As a city, London’s sartorial aesthetic is one of binaries. On the one hand, there is the established traditions of Savile Row tailoring, its history evoking visions of hand-finished tweed suits and knitted ties.
And yet on the other, there is a youthful casualness that pervades London, one made popular by the Mods of the 1960s as they overturned wardrobe convention. It’s exactly this mash-up that London Collections Men – the biannual men’s fashion week –captures so brilliantly. For the spring/summer 2017 season, globe-trotting photographer Jonathan Daniel Pryce – the man behind the blog GarçonJon, and a contributor to Mr Porter and Vogue Hommes Paris – goes backstage, on the streets, and to the best parties to capture what, exactly, the ‘London look’ is.

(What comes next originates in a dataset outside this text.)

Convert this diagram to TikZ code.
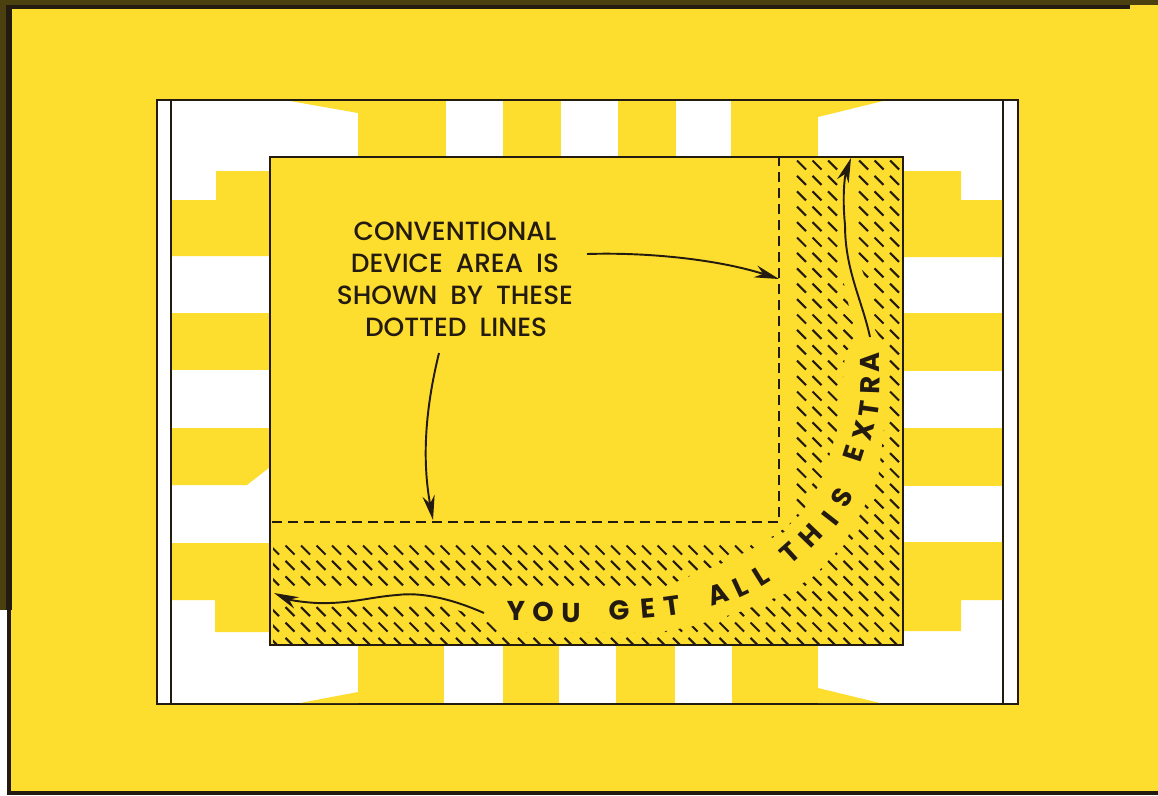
\documentclass[tikz,border=0pt]{standalone}
\usepackage{fontspec}
\setmainfont{Poppins}
\newfontfamily\labelfont{Poppins}[UprightFont=* Medium,WordSpace=1.9]
\usetikzlibrary{arrows.meta}
\definecolor{leadyellow}{HTML}{FDDD2E}
\definecolor{inkdark}{HTML}{231A10}
\definecolor{edgeolive}{HTML}{4A4010}
\tikzset{
  lead/.style={fill=leadyellow,draw=none},
  label/.style={font=\labelfont\fontsize{15}{15}\selectfont,text=inkdark,inner sep=0pt},
  extra/.style={font=\fontsize{15.5}{15.5}\selectfont\bfseries,text=inkdark,inner sep=0pt},
  pointer/.style={line width=1.1pt,inkdark,-{Stealth[length=14pt,width=7pt]}},
  hatch/.style={line width=1.2pt,inkdark},
  frameline/.style={line width=1.1pt,inkdark},
}
\begin{document}
\begin{tikzpicture}[x=0.02cm,y=-0.02cm]
\useasboundingbox (0,0) rectangle (1158,795);
\fill[leadyellow] (0,0) rectangle (1158,795);
% worn edges of the print
\fill[edgeolive] (0,0) rectangle (1158,5);
\fill[inkdark] (0,5) rectangle (1130,9);
\fill[edgeolive] (0,0) rectangle (6,610);
\fill[inkdark] (6,5) rectangle (12,610);
\fill[white] (0,610) rectangle (7,795);
\fill[inkdark] (7,610) rectangle (11,795);
\fill[inkdark] (7,791) rectangle (1158,795);
% package outline
\fill[white] (157,100) rectangle (1018,704);
\draw[frameline] (157,100) rectangle (1018,704);
\draw[frameline] (171,100) -- (171,704);
\draw[frameline] (1003,100) -- (1003,704);
% leads, left
\fill[lead] (290,101) -- (358,113) -- (358,101) -- cycle;
\fill[lead] (216,171) -- (300,171) -- (300,256) -- (172,256) -- (172,200) -- (216,200) -- cycle;
\fill[lead] (172,313) rectangle (300,370);
\fill[lead] (172,428) -- (300,428) -- (300,467) -- (270,467) -- (247,485) -- (172,485) -- cycle;
\fill[lead] (172,543) -- (300,543) -- (300,632) -- (215,632) -- (215,600) -- (172,600) -- cycle;
\fill[lead] (300,703) -- (358,692) -- (358,703) -- cycle;
% leads, top and bottom
\foreach \xa/\xb in {358/446,503/561,618/676,731/818} {
  \fill[lead] (\xa,101) rectangle (\xb,170);
}
\foreach \xa/\xb in {358/444,503/559,616/675,732/818} {
  \fill[lead] (\xa,630) rectangle (\xb,703);
}
% leads, right
\fill[lead] (818,117) -- (883,101) -- (818,101) -- cycle;
\fill[lead] (961,171) -- (880,171) -- (880,257) -- (1002,257) -- (1002,200) -- (961,200) -- cycle;
\fill[lead] (880,313) rectangle (1002,371);
\fill[lead] (880,428) rectangle (1002,486);
\fill[lead] (880,542) -- (1002,542) -- (1002,600) -- (961,600) -- (961,631) -- (880,631) -- cycle;
\fill[lead] (818,688) -- (880,703) -- (818,703) -- cycle;
% device
\fill[leadyellow] (270,157) rectangle (903,645);
\begin{scope}
\clip (795,159) -- (840,159) -- (840,260) -- (845,290) -- (857,340) -- (845,352) -- (840,420)
  -- (822,480) -- (800,515) -- (770,540) -- (725,562) -- (680,580) -- (660,590) -- (273,590)
  -- (273,543) -- (755,543) -- (795,528) -- cycle
  (858,159) -- (902,159) -- (902,644) -- (273,644) -- (273,605) -- (440,605) -- (490,620)
  -- (500,632) -- (660,632) -- (690,627) -- (740,612) -- (787,593) -- (813,577) -- (843,545)
  -- (860,515) -- (878,480) -- (885,420) -- (885,345) -- (875,330) -- (868,285) -- (858,260) -- cycle;
\foreach \i in {-1,...,39} {
  \foreach \j in {0,...,31} {
    \draw[hatch] ({290+15.5*\i-4.5},{165+15.4*\j-4.5}) -- ++(9,9);
  }
}
\end{scope}
\draw[frameline] (270,157) rectangle (903,645);
\draw[line width=1.2pt,inkdark,dash pattern=on 5.7pt off 3.4pt] (272,522) -- (779,522) -- (779,157);
% labels
\node[label] (conv) at (455,231) {CONVENTIONAL};
\node[label] (device) at (455,263) {DEVICE AREA IS};
\node[label] (shown) at (455,295) {SHOWN BY THESE};
\node[label] (dotted) at (456,327) {DOTTED LINES};
\coordinate (tipright) at (779,279);
\coordinate (tipbottom) at (433,520);
\coordinate (tailright) at (587,254);
\coordinate (tailbottom) at (439,353);
\draw[pointer] (tailright) .. controls (650,252) and (720,260) .. (tipright);
\draw[pointer] (tailbottom) .. controls (425,410) and (422,460) .. (tipbottom);
% the curved line of text, letter by letter
\foreach \letter/\px/\py/\rot [count=\n] in {Y/516/611/0,O/543/612/0,U/571/613/0,G/619/610/3,E/648/608/5,T/672/606/8,
  A/718/594/18,L/740/587/25,L/761/576/32,T/790/553/42,H/811/536/46,I/830/518/52,S/842/498/62,
  E/854/454/72,X/864/431/76,T/869/409/82,R/870/385/88,A/870/362/90} {
  \node[extra,rotate=\rot] (letter\n) at (\px,\py) {\letter};
}
\coordinate (tipup) at (851,158);
\coordinate (tailup) at (870,337);
\coordinate (tipleft) at (274,593);
\coordinate (tailleft) at (484,613);
\draw[pointer] (tailup) .. controls (862,300) and (845,270) .. (845,225) .. controls (842,195) and (845,175) .. (tipup);
\draw[pointer] (tailleft) .. controls (450,598) and (420,592) .. (397,595) .. controls (370,597) and (350,604) .. (317,603) .. controls (300,602) and (290,600) .. (tipleft);
\end{tikzpicture}
\end{document}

At Hardy Amies, designer Darren Barrowcliff looked to the Savile Row house’s archives. Established since the 1940s, it was rich terrain to mine, with the spring/summer 2017 collection comprising an unstructured black wool single-breasted, shawl-collared tuxedo (worn at the presentation with a t-shirt, evidence of the breaking down of tradition, even for a historic fashion house), a double-breasted plaid suit, cut close to the body and slightly cropped in the jacket and trouser legs, and lightweight two-piece suits in checks of earthy tones.